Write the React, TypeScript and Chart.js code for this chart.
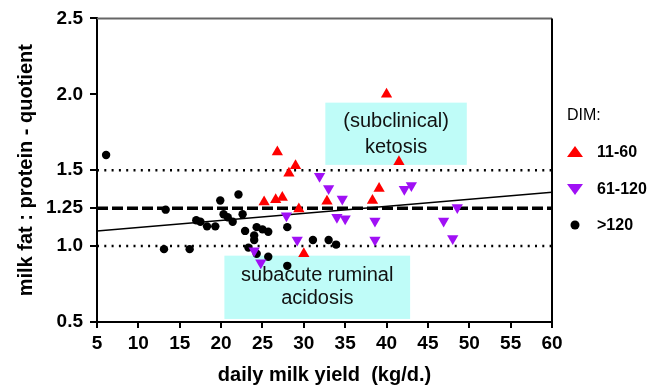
import React, { useEffect, useRef } from 'react';
import { Chart, registerables } from 'chart.js';

Chart.register(...registerables);

// ---- data ----
const dim11to60X = [25.2, 26.6, 26.8, 27.4, 28.2, 29.0, 29.4, 30.0, 32.8, 38.3, 39.1, 40.0, 41.5];
const dim11to60Y = [1.29, 1.305, 1.62, 1.32, 1.48, 1.53, 1.245, 0.95, 1.295, 1.30, 1.38, 2.0, 1.555];

const dim61to120X = [24.0, 24.8, 27.9, 29.2, 31.9, 33.0, 34.0, 34.65, 35.0, 38.6, 38.6, 42.15, 43.0, 46.9, 48.0, 48.55];
const dim61to120Y = [0.97, 0.89, 1.2, 1.04, 1.46, 1.38, 1.19, 1.31, 1.18, 1.165, 1.04, 1.375, 1.4, 1.165, 1.05, 1.255];

const dimOver120X = [6.1, 13.3, 13.1, 16.2, 17.0, 17.5, 18.3, 19.3, 19.9, 20.3, 20.8, 21.4, 22.1, 22.6, 22.9, 23.3, 24.0, 24.0, 24.3, 24.3, 25.0, 25.7, 25.7, 28.0, 28.0, 31.1, 33.0, 33.9];
const dimOver120Y = [1.6, 1.24, 0.98, 0.98, 1.17, 1.16, 1.13, 1.13, 1.3, 1.21, 1.19, 1.16, 1.34, 1.21, 1.1, 0.99, 1.07, 1.04, 1.125, 0.95, 1.11, 1.095, 0.93, 1.125, 0.87, 1.04, 1.04, 1.01];

const regressionX = [5, 60];
const regressionY = [1.1, 1.355];

const thresholdDotted = [1.0, 1.5];
const thresholdDashed = 1.25;

const yTickValues = [0.5, 1.0, 1.25, 1.5, 2.0, 2.5];
const yTickLabels = ['0.5', '1.0', '1.25', '1.5', '2.0', '2.5'];

const legendTitle = 'DIM:';
const seriesLabels = ['11-60', '61-120', '>120'];

const ketosisBox = { xMin: 32.6, xMax: 49.7, yMin: 1.535, yMax: 1.945, lines: ['(subclinical)', 'ketosis'] };
const acidosisBox = { xMin: 20.4, xMax: 42.85, yMin: 0.52, yMax: 0.937, lines: ['subacute ruminal', 'acidosis'] };

const RED = '#FF0000';
const PURPLE = '#A010F5';
const BLACK = '#000000';
const CYAN = '#BFFCF8';
const FONT = '"Liberation Sans", Arial, sans-serif';

const zip = (xs: number[], ys: number[]) => xs.map((x, i) => ({ x, y: ys[i] }));

const overlayPlugin = {
  id: 'overlay',
  beforeDatasetsDraw(chart: any) {
    const { ctx, scales } = chart;
    const x = scales.x, y = scales.y;
    [ketosisBox, acidosisBox].forEach((b, bi) => {
      const l = x.getPixelForValue(b.xMin);
      const r = x.getPixelForValue(b.xMax);
      const t = y.getPixelForValue(b.yMax);
      const bt = y.getPixelForValue(b.yMin);
      ctx.save();
      ctx.fillStyle = CYAN;
      ctx.fillRect(l, t, r - l, bt - t);
      ctx.fillStyle = '#111';
      ctx.font = `20px ${FONT}`;
      ctx.textAlign = 'center';
      ctx.textBaseline = 'middle';
      const offs = bi === 0 ? [19, 45] : [20, 43];
      b.lines.forEach((s, i) => ctx.fillText(s, (l + r) / 2, t + offs[i]));
      ctx.restore();
    });
  },
  afterDraw(chart: any) {
    const { ctx, chartArea } = chart;
    ctx.save();
    // top border
    ctx.strokeStyle = '#666';
    ctx.lineWidth = 2;
    ctx.beginPath();
    ctx.moveTo(chartArea.left, chartArea.top);
    ctx.lineTo(chartArea.right, chartArea.top);
    ctx.stroke();
    // right border
    ctx.strokeStyle = '#000';
    ctx.beginPath();
    ctx.moveTo(chartArea.right, chartArea.top);
    ctx.lineTo(chartArea.right, chartArea.bottom);
    ctx.stroke();

    // legend
    const lx = chartArea.right + 15;
    const sx = lx + 8;
    const tx = lx + 30;
    ctx.fillStyle = '#000';
    ctx.textAlign = 'left';
    ctx.textBaseline = 'middle';
    ctx.font = `16px ${FONT}`;
    ctx.fillText(legendTitle, lx, 116);
    ctx.font = `bold 16px ${FONT}`;
    const rows = [152, 189, 225];
    ctx.fillStyle = RED;
    ctx.beginPath();
    ctx.moveTo(sx, rows[0] - 6);
    ctx.lineTo(sx + 8, rows[0] + 5);
    ctx.lineTo(sx - 8, rows[0] + 5);
    ctx.closePath();
    ctx.fill();
    ctx.fillStyle = PURPLE;
    ctx.beginPath();
    ctx.moveTo(sx - 8, rows[1] - 5);
    ctx.lineTo(sx + 8, rows[1] - 5);
    ctx.lineTo(sx, rows[1] + 6);
    ctx.closePath();
    ctx.fill();
    ctx.fillStyle = BLACK;
    ctx.beginPath();
    ctx.arc(sx, rows[2], 4.5, 0, Math.PI * 2);
    ctx.fill();
    ctx.fillStyle = '#000';
    seriesLabels.forEach((s, i) => ctx.fillText(s, tx, rows[i] + 1));
    ctx.restore();
  },
};

export default function App() {
  const ref = useRef<HTMLCanvasElement | null>(null);
  useEffect(() => {
    if (!ref.current) return;
    const hLine = (v: number) => [{ x: 5, y: v }, { x: 60, y: v }];
    const chart = new Chart(ref.current, {
      type: 'scatter',
      data: {
        datasets: [
          {
            label: seriesLabels[0],
            data: zip(dim11to60X, dim11to60Y),
            pointStyle: 'triangle',
            pointRadius: 6.5,
            pointBorderWidth: 0,
            backgroundColor: RED,
            borderColor: RED,
            order: 1,
          },
          {
            label: seriesLabels[1],
            data: zip(dim61to120X, dim61to120Y),
            pointStyle: 'triangle',
            pointRotation: 180,
            pointRadius: 6.5,
            pointBorderWidth: 0,
            backgroundColor: PURPLE,
            borderColor: PURPLE,
            order: 1,
          },
          {
            label: seriesLabels[2],
            data: zip(dimOver120X, dimOver120Y),
            pointStyle: 'circle',
            pointRadius: 4.2,
            pointBorderWidth: 0,
            backgroundColor: BLACK,
            borderColor: BLACK,
            order: 1,
          },
          {
            label: 'regression',
            type: 'line',
            data: zip(regressionX, regressionY),
            borderColor: '#000',
            borderWidth: 1.5,
            pointRadius: 0,
            showLine: true,
            order: 2,
          },
          {
            label: 'dashed',
            type: 'line',
            data: hLine(thresholdDashed),
            borderColor: '#000',
            borderWidth: 3.5,
            borderDash: [11, 4],
            pointRadius: 0,
            showLine: true,
            order: 3,
          },
          ...thresholdDotted.map((v) => ({
            label: 'dotted' + v,
            type: 'line' as const,
            data: hLine(v),
            borderColor: '#000',
            borderWidth: 2.5,
            borderDash: [2, 5.3],
            pointRadius: 0,
            showLine: true,
            order: 3,
          })),
        ] as any,
      },
      options: {
        animation: false,
        responsive: false,
        layout: { padding: { left: 0, top: 15, right: 109, bottom: 0 } },
        plugins: { legend: { display: false }, tooltip: { enabled: false } },
        scales: {
          x: {
            type: 'linear',
            min: 5,
            max: 60,
            ticks: { stepSize: 5, color: '#000', padding: 4, font: { family: FONT, size: 19, weight: 'bold' } },
            grid: { display: true, drawOnChartArea: false, drawTicks: true, tickLength: 6, color: '#000', lineWidth: 2 },
            border: { display: true, color: '#000', width: 2 },
            title: {
              display: true,
              text: 'daily milk yield  (kg/d.)',
              color: '#000',
              font: { family: FONT, size: 20, weight: 'bold' },
              padding: { top: 0, bottom: 1 },
            },
            afterFit: (s: any) => { s.height = 66; },
          },
          y: {
            type: 'linear',
            min: 0.5,
            max: 2.5,
            afterBuildTicks: (s: any) => { s.ticks = yTickValues.map((v) => ({ value: v })); },
            ticks: {
              color: '#000',
              padding: 7,
              font: { family: FONT, size: 19, weight: 'bold' },
              callback: (v: any) => yTickLabels[yTickValues.indexOf(Number(v))] ?? '',
            },
            grid: { display: true, drawOnChartArea: false, drawTicks: true, tickLength: 7, color: '#000', lineWidth: 2 },
            border: { display: true, color: '#000', width: 2 },
            title: {
              display: true,
              text: 'milk fat : protein - quotient',
              color: '#000',
              font: { family: FONT, size: 20, weight: 'bold' },
              padding: { top: 14, bottom: 0 },
            },
            afterFit: (s: any) => { s.width = 97; },
          },
        },
      },
      plugins: [overlayPlugin],
    } as any);
    return () => chart.destroy();
  }, []);
  return (
    <div style={{ position: 'absolute', left: 0, top: 0, width: 661, height: 388, background: '#fff' }}>
      <canvas ref={ref} width={661} height={388} />
    </div>
  );
}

- - - -

What the task requires: Print, exactly as written, the lines above from the first one to the one containing "Chart.register(...registerables);". Leave out pictures.

Final result:
Write the React, TypeScript and Chart.js code for this chart.
import React, { useEffect, useRef } from 'react';
import { Chart, registerables } from 'chart.js';

Chart.register(...registerables);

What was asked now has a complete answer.